Ce cours décrit les stratégies de synthèse de matériaux inorganiques et hybrides basées sur l’utilisation de gabarits anisotropes, à base d’organogélateurs moléculaires. Les organogélateurs sont des petites molécules qui, au contact de certains solvants(la nature du solvant dépendant de la structure de la molécule gélifiante), forment des gels physiques à de très faibles concentrations. L’organogélation résulte de la formation de réseaux d’assemblages supramoléculaires dont les structures anisotropes peuvent prendre des morphologies très variées : plaquettes, rubans, fibres, hélices, cylindres, fagots de fibres. Les forces mises en œuvre au cours de la construction de ces gels sont individuellement faibles. Elles résultent de liaisons hydrogène, donneur-accepteur ou de coordination, d’interactions Pi, électrostatiques, de type van der Waals ou d’interactions solvophobes (hydrophobes). Le but de cette leçon était de familiariser les auditeurs avec ce domaine assez mal connu (même des chimistes) et de montrer à la fois l’esthétique des structures obtenues et l’intérêt fondamental et appliqué des matériaux résultants.
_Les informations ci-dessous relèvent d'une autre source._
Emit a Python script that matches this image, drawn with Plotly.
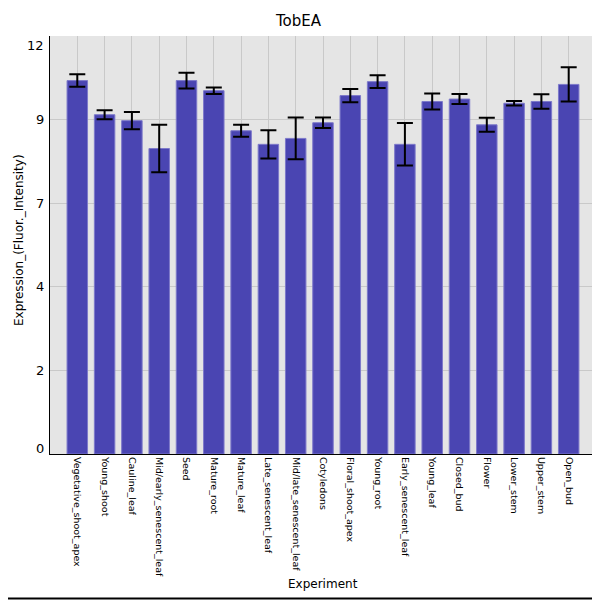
import plotly.graph_objects as go

experimentos = ["Vegetative_shoot_apex", "Young_shoot", "Cauline_leaf", "Mid/early_senescent_leaf",
                "Seed", "Mature_root", "Mature_leaf", "Late_senescent_leaf", "Mid/late_senescent_leaf",
                "Cotyledons", "Floral_shoot_apex", "Young_root", "Early_senescent_leaf", "Young_leaf",
                "Closed_bud", "Flower", "Lower_stem", "Upper_stem", "Open_bud"]
expressao = [10.72, 9.74, 9.57, 8.77, 10.72, 10.43, 9.28, 8.89, 9.06,
             9.51, 10.29, 10.69, 8.89, 10.12, 10.19, 9.45, 10.07, 10.12, 10.61]
desvio = [0.18, 0.13, 0.245, 0.68, 0.225, 0.095, 0.17, 0.405, 0.6,
          0.15, 0.19, 0.18, 0.61, 0.23, 0.145, 0.2, 0.065, 0.21, 0.49]
y_ticks = [0, 2.4, 4.8, 7.2, 9.6, 12]
y_labels = ["0", "2", "4", "7", "9", "12"]

fonte = "DejaVu Sans"
# a pagina tem 8px de margem no body, entao a figura comeca em (8, 8)
W, H = 592, 592
L, T = 42, 28
pw, ph = 546, 418
R, B = W - L - pw, H - T - ph

fig = go.Figure()
fig.add_trace(go.Bar(
    x=list(range(len(experimentos))), y=expressao, width=0.75,
    marker=dict(color="#4A45B2", line=dict(color="#7D79CA", width=1)),
    error_y=dict(type="data", array=desvio, visible=True, color="black", thickness=2, width=8),
))

fig.update_layout(
    width=W, height=H, autosize=False,
    margin=dict(l=L, r=R, t=T, b=B),
    paper_bgcolor="white", plot_bgcolor="#E5E5E5",
    font=dict(family=fonte, size=12, color="black"),
    showlegend=False,
    title=dict(text="TobEA", x=290.5 / W, y=1 - 13 / H, xref="container", yref="container",
               xanchor="center", yanchor="middle", font=dict(size=15, family=fonte)),
)
fig.update_xaxes(range=[-1, len(experimentos)], tickvals=list(range(len(experimentos))),
                 ticktext=experimentos, tickangle=90, tickfont=dict(size=9.5, family=fonte),
                 showgrid=True, gridcolor="#C9C9C9", gridwidth=1,
                 showline=True, linecolor="black", linewidth=1, ticks="", zeroline=False)
fig.update_yaxes(range=[0, 12], tickvals=y_ticks, showticklabels=False,
                 showgrid=True, gridcolor="#C9C9C9", gridwidth=1,
                 showline=True, linecolor="black", linewidth=1, ticks="", zeroline=False)

# rotulos do eixo y (extremos deslocados para dentro)
for v, t in zip(y_ticks, y_labels):
    desloc = 6 if v == y_ticks[0] else (-9 if v == y_ticks[-1] else 0)
    fig.add_annotation(x=0, xref="paper", y=v, yref="y", text=t, showarrow=False,
                       xanchor="right", yanchor="middle", xshift=-4, yshift=desloc,
                       font=dict(size=13, family=fonte))

fig.add_annotation(x=(11 - L) / pw, xref="paper", y=0.5 + 5 / ph, yref="paper",
                   text="Expression_(Fluor._Intensity)", textangle=-90, showarrow=False,
                   xanchor="center", yanchor="middle", font=dict(size=12, family=fonte))
fig.add_annotation(x=0.5, xref="paper", y=-130 / ph, yref="paper", text="Experiment",
                   showarrow=False, xanchor="center", yanchor="middle", font=dict(size=12, family=fonte))

# moldura: so as bordas direita e inferior cabem na janela
xb = (W - 2.5 - L) / pw
yb = -(B - 1.5) / ph
fig.add_shape(type="line", xref="paper", yref="paper", x0=xb, x1=xb, y0=yb, y1=(H - B) / ph,
              line=dict(color="black", width=2), layer="above")
fig.add_shape(type="line", xref="paper", yref="paper", x0=-L / pw, x1=xb, y0=yb, y1=yb,
              line=dict(color="black", width=2), layer="above")

fig.write_html("out.html")
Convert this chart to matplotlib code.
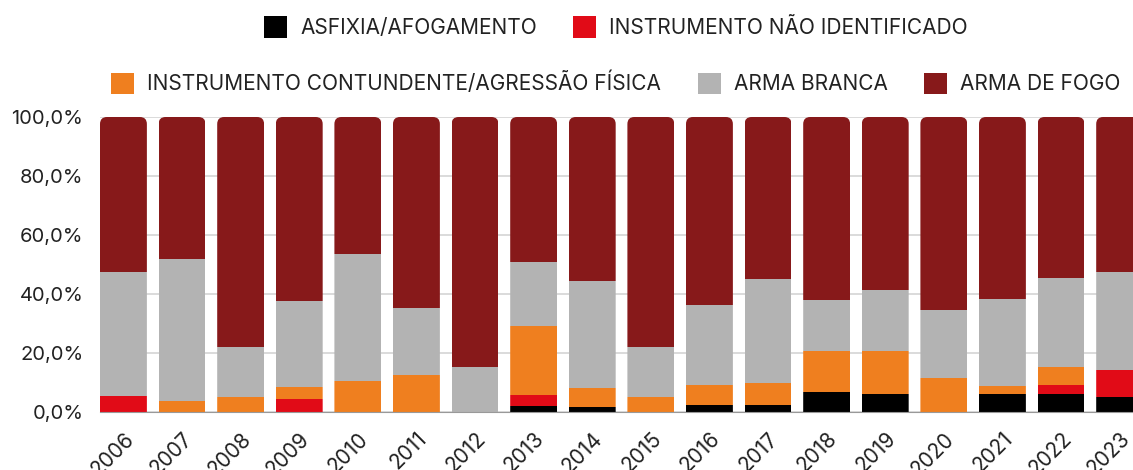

Les gels physiques résultants de ces interactions supramoléculaires coopératives sont thermoréversibles, déformables, et sont utilisés pour la pharmacologie, la cosmétique, la vectorisation, l’ingénierie tissulaire, l’alimentation, l’hygiène, la stabilisation des essences et des lubrifiants, la récupération du pétrole en cas de fuite, la restauration des œuvres d’art, la peinture...
D’autre part, ces gels sont imprégnables par des précurseurs de polymérisation minérale dans les conditions de la chimie douce. On peut donc, par minéralisation, transcrire (répliquer) les structures complexes anisotropes de ces gels pour former des matériaux de composition chimique très variée (oxydes métalliques, verres, chalcogénures, métaux, hybrides organo-minéraux...). Après avoir décrit les grandes familles d’organogélateurs (dérivés d’acides aminés, d’amides de la cyclohexane diamine, de l’acide cholique, de l’urée, des stéroïdes, etc.) et les solvants permettant d’accéder à ces édifices anisotropes, nous avons illustré la leçon avec des organogélateurs plus exotiques, à base de fullerènes, de porphyrines et phtalocyanines modifiées, de clusters de structure tambour tel que [Bu-Sn(O)O2CR]6 ou des polymolybdates [Mo5O15(RPO3)2]2 de type Strandberg). Nous avons également décrit le mécanisme de formation de structures fibreuses sur la base d’expériences réalisées par microscopie de force atomique, et mis en évidence qu’une seule molécule d’organogélateur perturbe plusieurs centaines de molécules de solvant afin de former le réseau lâche du gel physique. Nous avons ensuite discuté des stratégies et mécanismes de minéralisation inorganique ou hybride utilisés dans la littérature pour élaborer des répliques de silice, d’organosilices, d’oxyde métalliques très divers (TiO2, Ta2O5, ZrO2...). Ces stratégies peuvent être déclinées suivant trois voies principales :
- la post-imprégnation dans laquelle l’organogel est préformé puis imprégné par un précurseur de la phase minérale, un hybride, ou même un polymère ;
- le co-assemblage in situ, au cours duquel les précurseurs de l’organogel et les précurseurs de la phase minérale ou hybride sont combinés dès la première étape ;
- l’auto-assemblage d’organogélifiants qui sont déjà des précurseurs hybrides pouvant minéraliser par polycondensation. Dans ce cas le réseau du gel est formésimultanément via des liaisons non-covalentes et des liaisons covalentes.
Ces trois voies peuvent être suivies de lavages et de traitements thermiques pour conduire à la formation de fibres uniques, de fibres creuses, de fagots de fibres. En particulier, nous avons montré qu’en contrôlant la cinétique de polycondensation de silices sol-gel, les interactions silicate-organogel et les interactions silicate-solvant, on peut orienter la nucléation de la phase minérale vers la surface des fibres ou la localiser au sein de la solution. Ces stratégies permettent d’obtenir soit des fibres minces isolées ou des tubules, soit des rubans mésoporeux, des tubes épais ou des fagots de fibres. Les composés obtenus présentent des propriétés intéressantes pour les sciences associées aux domaines de l’environnement (catalyseurs énantio- sélectifs et capteurs sélectifs, systèmes photochromes rhéo-commutants) et de l’énergie (nanomatériaux fibreux pour les batteries ou les membranes).